Base class for objects holding the results of grouping search results by a Facet. Use an object’s as_dict() method to access the results.

You can pass a subclass of this to the maptype keyword argument when creating a FacetType object to specify what information the facet should record about the group. For example:

# Record each document in each group in its sorted order
myfacet = FieldFacet("size", maptype=OrderedList)

# Record only the count of documents in each group
myfacet = FieldFacet("size", maptype=Count)
add(groupname, docid, sortkey)

Adds a document to the facet results.

Parameters:
  • groupname – the name of the group to add this document to.
  • docid – the document number of the document to add.
  • sortkey – a value representing the sort position of the document in the full results.
as_dict()

Returns a dictionary object mapping group names to implementation-specific values. For example, the value might be a list of document numbers, or a integer representing the number of documents in the group.

class whoosh.sorting.OrderedList

Stores a list of document numbers for each group, in the same order as they appear in the search results.

The as_dict method returns a dictionary mapping group names to lists of document numbers.

class whoosh.sorting.UnorderedList

Stores a list of document numbers for each group, in arbitrary order.
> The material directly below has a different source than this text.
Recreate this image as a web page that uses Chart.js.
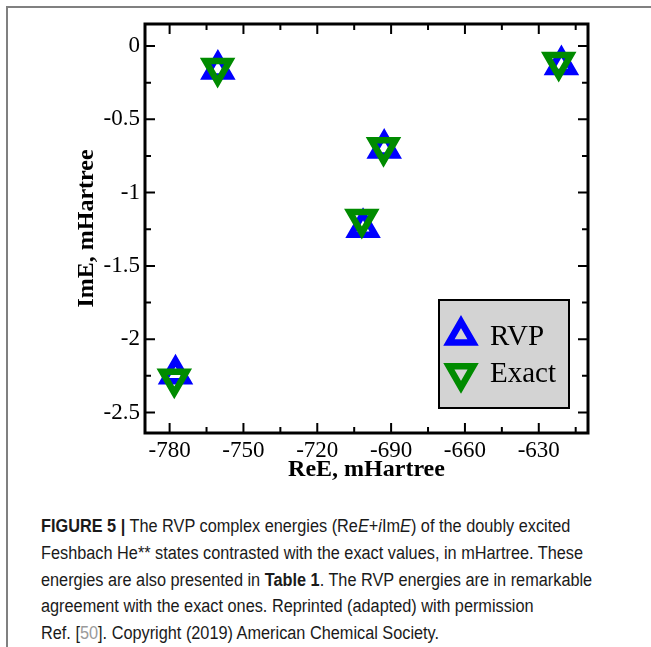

This is slightly faster and uses less memory than OrderedListResult if you don’t care about the ordering of the documents within groups.

The as_dict method returns a dictionary mapping group names to lists of document numbers.

class whoosh.sorting.Count

Stores the number of documents in each group.

The as_dict method returns a dictionary mapping group names to integers.

class whoosh.sorting.Best

Stores the “best” document in each group (that is, the one with the highest sort key).

The as_dict method returns a dictionary mapping group names to docnument numbers.